As well as educating all Dan’s co-workers, the training programme has now embedded trans awareness into the curriculum for all 1,200-plus pupils, with new resources available for everyone at the school.

Dan approached Haverfordwest High Business Manager Julie Foss (also a UNISON member) about his transition last year.  Finding that there were no policies in place to support him, Julie approached the Pembrokeshire County Branch for help.

As Chairperson Manuela Hughes knew the WULF project was already organising very popular trans awareness training through LGBTQ+ charity Mermaids, she contacted Project Manager Jenny Griffin to bring the team onboard.

The school, the branch and the WULF project were able to work with Mermaids, whose staff delivered a bespoke trans awareness training programme to the entire school staff through a series of online workshops that finished in September.

Union backing for trans awareness training 

“It was enormously helpful when UNISON were able to offer the awareness training,” Dan says. “You don’t know how people are going to take this, so even though it turns out everybody has been really nice about it, it was really reassuring to know the union were behind me.”

With the union and the school taking responsibility for training staff on the reality of trans lives, Dan didn’t have to shoulder the burden of addressing issues that his transition might prompt among his colleagues by himself.

“I still have people asking me questions, but they tend to be more about my own personal journey rather than issues in general,” Dan says.

And as a result of her positive experience of working with the branch on learning, Julie Foss has stepped up to become a union learning rep at the school, as well.

Lack of representation of trans people  

When Dan was growing up in rural Pembrokeshire, the lack of representation of trans people in general – and trans men in particular – meant it took him a long time to fully understand who he was.

“When I was growing up, I didn’t even realise trans was a thing you could be, especially because pretty much all the representation of trans people in the media – if it existed at all – tended to be the other way: you never saw trans men,” he recalls.

“I’d always felt there was something a bit different about me, but it took me a while to work out what that was – as I got older, basically the internet was my saviour!”

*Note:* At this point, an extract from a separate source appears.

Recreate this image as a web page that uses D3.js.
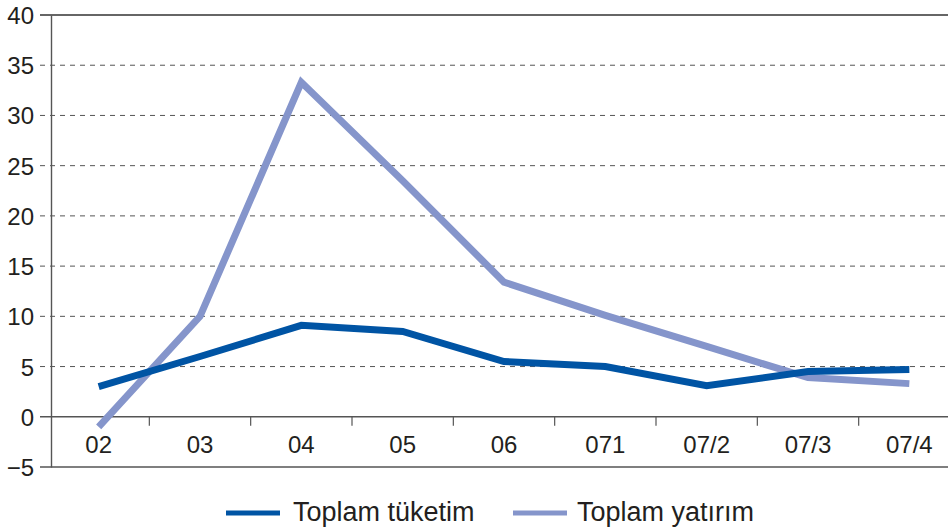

LGBTQ+ club for the next generation of trans and non-binary children 

One of the spin-offs of the awareness programme at the school is that the next generation of trans and non-binary children may not feel so isolated, especially since Dan has helped launch an LGBTQ+ club at the school, called the Rainbow Room, with the help of one of the school counsellors.

“It’s early days but I think it makes a difference for LGBTQ+ young people to know that they are supported and recognised within the school and to find their own community within the school, which I think is invaluable,” Dan says.

Jenny Griffin says the awareness programme has been able to engage not only school staff but also pupils and the wider local community – and all because everyone involved collaborated so effectively on the initiative.

“In another paradigm, someone like Dan could have said, ‘This is happening’ and the school could have said, ‘Thank you for letting us know’ and it could have all stopped there,” Jenny points out.

“But at Haverfordwest, everyone worked in partnership to get the most out of it, so as well as supporting Dan, we’ve raised awareness among staff and pupils, which has had a wider impact on the local community and that shows what you can achieve when you all work together.”